Food Safety and Nutrition
The task of ensuring food safety is complex—food safety hazards can arise at any stage of the food chain, beginning with primary production through distribution to consumption.1 An increase in carbon dioxide levels, climate change, and climate variability all have the potential to increase the prevalence of some food-borne illnesses and affect availability of nutritious foods, particularly in countries with low adaptive capacity.

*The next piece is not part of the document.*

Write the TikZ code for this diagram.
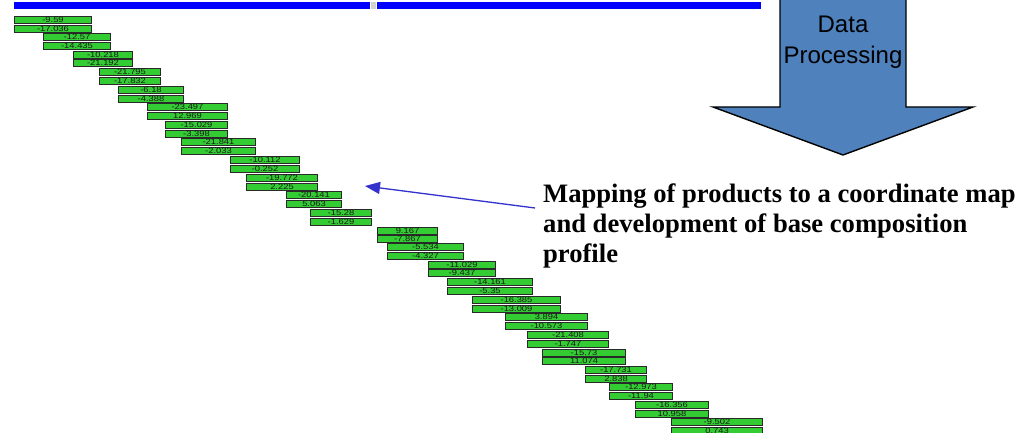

A warming climate and changes in precipitation patterns have an impact on the occurrence patterns of food-borne illnesses caused by bacteria, viruses, parasites, and fungi.1,2 Aflatoxins, which can suppress the immune system, cause cancer, and lead to death, are produced by fungi that can colonize grains and groundnuts under warm, moist conditions or after crops have undergone drought stress. Warmer, moister conditions or severe droughts may limit where crops can be grown without risking aflatoxin contamination.3
Extreme weather events also have implications for food safety. Runoff following heavy precipitation or damage to infrastructure can lead to contamination of soil, water, and animal feed with chemicals and other hazardous substances coming from impacted sewage, agriculture, and industrial settings.2
Rising sea surface temperatures, climate change-related ocean acidification, and ocean salinity changes from changing precipitation patterns affect the biochemical properties of seawater. In turn, these physical changes can alter patterns of occurrence of pathogenic bacteria, harmful algal blooms, and contaminants in fish and shellfish.2
Climate and weather may also indirectly affect food safety by increasing pest pressure, which in turn could lead to an increase in the use of veterinary drugs, herbicides and pesticides. Temperature and precipitation may also lead to changes in how effective those products are, the methods of application, and how residues are transported in soils and water.4
Climate change and atmospheric carbon dioxide will affect nutrition directly through the micronutrient content of plants. Experiments in the United States and China have shown that, in non-leguminous grain crops, protein and mineral content such as iron and zinc are substantially reduced when carbon dioxide concentrations reach levels that are likely to occur by mid-century.5
Climate change will affect nutrition indirectly through its effects on the production and distribution of food which, in turn, will affect food prices and food security. See International Food Security for a longer discussion.
- 1. a. b. Jaykus, L.A., M. Woolridge, J.M. Frank, M. Miraglia, A. McQuatters-Gollop, and C. Tirado, 2008: Climate Change: Implications for Food Safety, Food and Agriculture Organization of the United Nations, 49 pp.
- 2. a. b. c. Tirado, M.C., R. Clarke, L.A. Jaykus, A. McQuatters-Gollop, and J.M. Frank, 2010: Climate change and food safety: A review. Food Res. Int., 43, 1745-1765. doi:10.1016/j.foodres.2010.07.003.
- 3. Cotty, P.J., and R. Jaime-Garcia, 2007: Influences of climate on aflatoxin producing fungi and aflatoxin contamination. International Journal of Food Microbiology, 119, 109–115.
- 4. Miraglia, M., H.J.P. Marvin, G.A. Kleter, P. Battilani, C. Brera, E. Coni, F. Cubadda, L. Croci, B. De Santis, S. Dekkers, L. Filippi, R.W.A. Hutjes, M.Y. Noordam, M. Pisante, G. Piva, A. Prandini, L. Toti, G.J. van den Born, and A. Vespermann, 2009: Climate change and food safety: an emerging issue with special focus on Europe. Food and Chemical Toxicology, 47, 1009–1021.
- 5. Nelson, G.C., 2014: Advancing Global Food Security in the Face of a Changing Climate, Chicago Council on Global Affairs, 116 pp.